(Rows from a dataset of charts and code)
▼
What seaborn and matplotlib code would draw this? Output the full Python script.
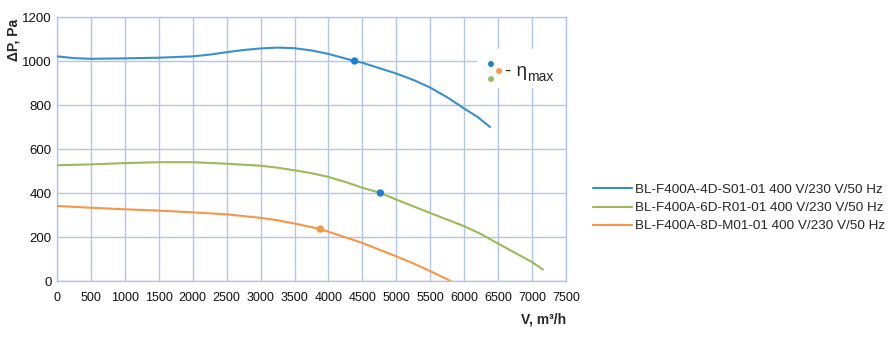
import matplotlib
matplotlib.use("Agg")
import matplotlib.pyplot as plt
import seaborn as sns
import pandas as pd
from matplotlib.patches import Rectangle
from matplotlib.lines import Line2D

# ---- data ----
series_names = ["BL-F400A-4D-S01-01 400 V/230 V/50 Hz",
                "BL-F400A-6D-R01-01 400 V/230 V/50 Hz",
                "BL-F400A-8D-M01-01 400 V/230 V/50 Hz"]
blue_x = [0, 250, 500, 1000, 1500, 2000, 2250, 2500, 2750, 3000, 3250, 3500, 3750, 4000, 4385, 4500, 5000, 5250, 5500, 5750, 6000, 6200, 6380]
blue_y = [1021, 1013, 1010, 1012, 1015, 1021, 1029, 1040, 1050, 1057, 1061, 1058, 1048, 1032, 1000, 992, 943, 914, 879, 835, 784, 745, 700]
green_x = [0, 500, 1000, 1500, 2000, 2500, 3000, 3250, 3500, 3750, 4000, 4250, 4500, 4765, 5000, 5500, 6000, 6250, 6500, 6750, 7000, 7160]
green_y = [526, 530, 536, 540, 540, 533, 524, 515, 503, 490, 473, 450, 424, 400, 370, 309, 249, 213, 170, 128, 86, 52]
orange_x = [0, 500, 1000, 1500, 2000, 2500, 3000, 3250, 3500, 3750, 3880, 4000, 4500, 5000, 5250, 5500, 5800]
orange_y = [341, 333, 326, 320, 312, 303, 287, 276, 261, 245, 236, 224, 173, 112, 80, 45, 0]
eta_x = [4385, 4765, 3880]
eta_y = [1000, 400, 236]
x_ticks = list(range(0, 7501, 500))
y_ticks = list(range(0, 1201, 200))

colors = ["#3a8fcc", "#9bbb59", "#f79646"]
dot_colors = ["#1a7fd0", "#1a7fd0", "#f79646"]
grid_c = "#b3c6e7"

df = pd.concat([
    pd.DataFrame({"V": blue_x, "P": blue_y, "s": series_names[0]}),
    pd.DataFrame({"V": green_x, "P": green_y, "s": series_names[1]}),
    pd.DataFrame({"V": orange_x, "P": orange_y, "s": series_names[2]}),
])
df_eta = pd.DataFrame({"V": eta_x, "P": eta_y, "s": series_names})

sns.set_style("whitegrid", {"grid.color": grid_c, "axes.edgecolor": grid_c})
plt.rcParams["font.family"] = ["Liberation Sans", "DejaVu Sans"]

fig = plt.figure(figsize=(8.94, 3.37), dpi=100)
ax = fig.add_axes([57/894, 1-281/337, (566-57)/894, (281-17)/337])

sns.lineplot(data=df, x="V", y="P", hue="s", palette=colors, sort=False,
             linewidth=1.5, ax=ax, legend=False, zorder=3)
sns.scatterplot(data=df_eta, x="V", y="P", hue="s", palette=dot_colors,
                s=28, linewidth=0, ax=ax, legend=False, zorder=4)

ax.set_xlim(0, 7500)
ax.set_ylim(0, 1200)
ax.set_xticks(x_ticks)
ax.set_yticks(y_ticks)
ax.grid(True, color=grid_c, linewidth=1.0)
for sp in ax.spines.values():
    sp.set_color(grid_c)
    sp.set_linewidth(1.0)
ax.tick_params(axis="x", length=3, color=grid_c, labelsize=9, pad=5, labelcolor="#111111")
ax.tick_params(axis="y", length=0, labelsize=9.5, pad=4, labelcolor="#111111")
for lab in ax.get_xticklabels():
    lab.set_fontstretch("condensed")

ax.set_xlabel("")
ax.set_ylabel("")
fig.text(566/894, 1-319/337, "V, m³/h", ha="right", va="center", fontsize=10, fontweight="bold")
fig.text(13/894, 1-40/337, "ΔP, Pa", ha="center", va="center", rotation=90, fontsize=10, fontweight="bold")

# eta_max annotation box
ax.add_patch(Rectangle((0.825, 0.73), 0.175, 0.15, transform=ax.transAxes,
                       facecolor="white", edgecolor="none", zorder=2.5))
fx = lambda px: (px - 57) / (566 - 57)
fy = lambda py: (281 - py) / (281 - 17)
ax.scatter([fx(491), fx(499), fx(491)], [fy(64), fy(71), fy(79)], s=18,
           c=["#1a7fd0", "#f79646", "#9bbb59"], linewidths=0, transform=ax.transAxes, zorder=5, clip_on=False)
ax.text(fx(505), fy(72), "- η", transform=ax.transAxes, fontsize=13.5, va="center", ha="left", zorder=5)
ax.text(fx(527), fy(77), "max", transform=ax.transAxes, fontsize=10, va="center", ha="left", zorder=5)

handles = [Line2D([0], [0], color=c, linewidth=1.5) for c in colors]
fig.legend(handles, series_names, loc="center left", bbox_to_anchor=(588/894, 1-208/337),
           frameon=False, fontsize=9.7, handlelength=2.9, handletextpad=0.2, labelspacing=0.42,
           borderaxespad=0)

fig.savefig("out.png", dpi=100)
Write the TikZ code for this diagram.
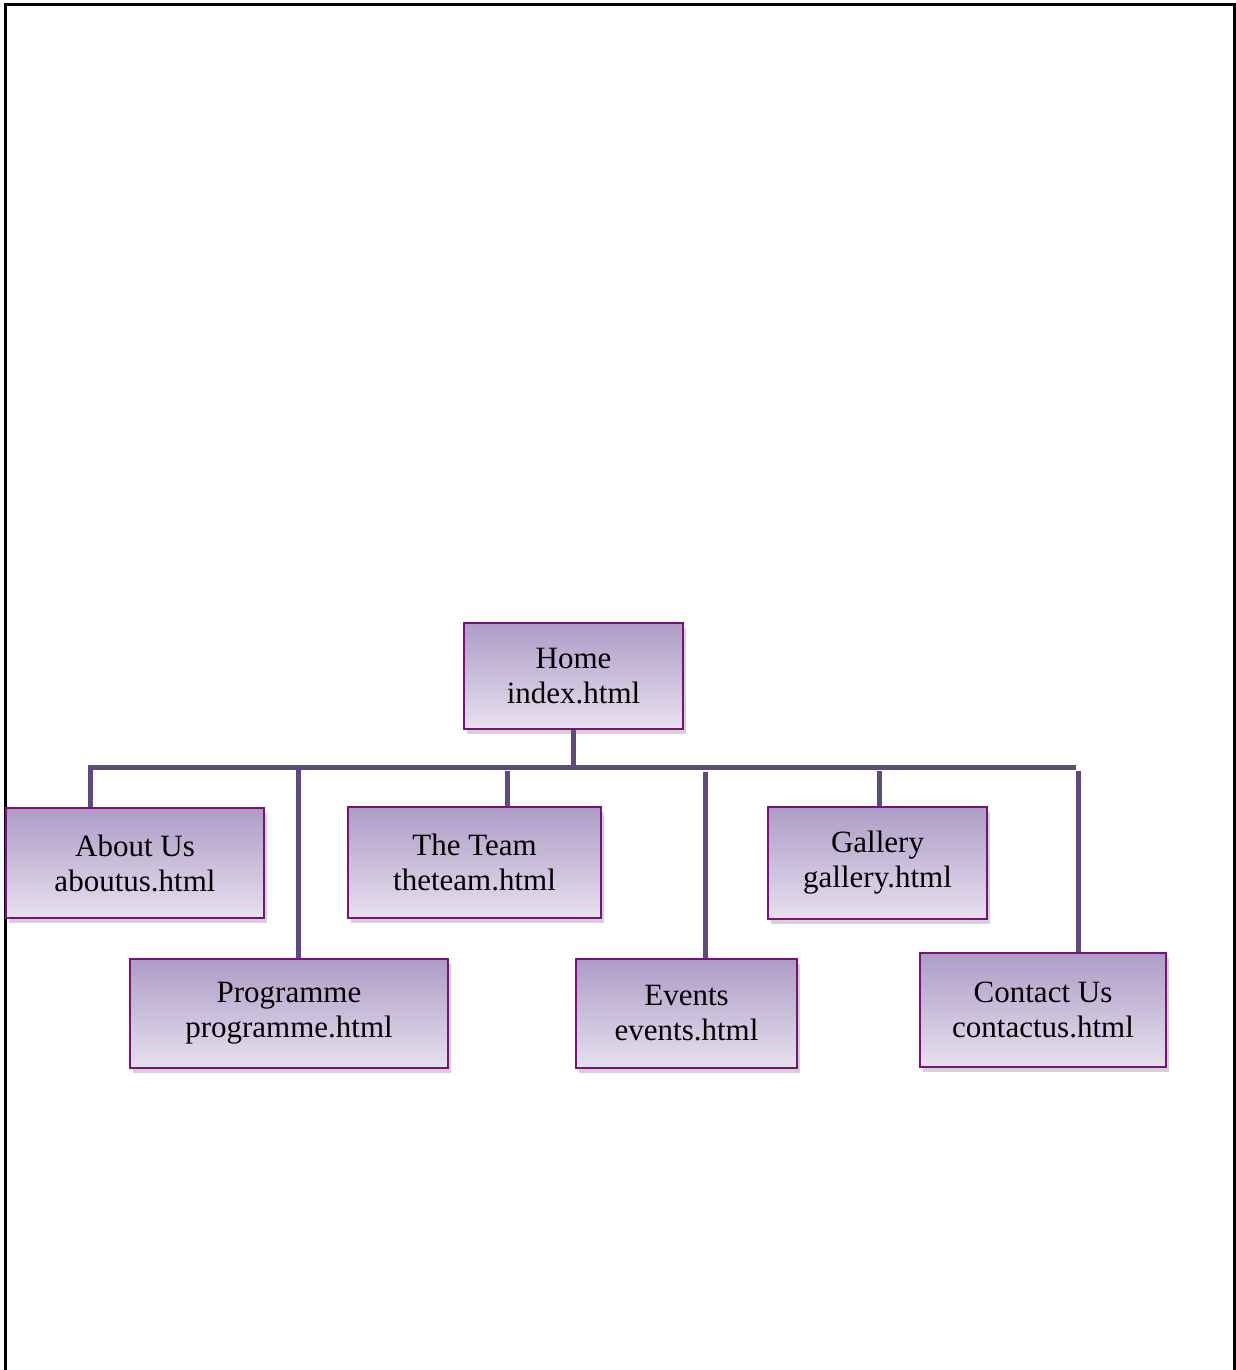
▲
Work instructions:
Skip the pictures. Restate exactly the lines from the start of the entries through the line containing "from matplotlib.lines import Line2D", both ends included.

Correct answer:
What seaborn and matplotlib code would draw this? Output the full Python script.
import matplotlib
matplotlib.use("Agg")
import matplotlib.pyplot as plt
import seaborn as sns
import pandas as pd
from matplotlib.patches import Rectangle
from matplotlib.lines import Line2D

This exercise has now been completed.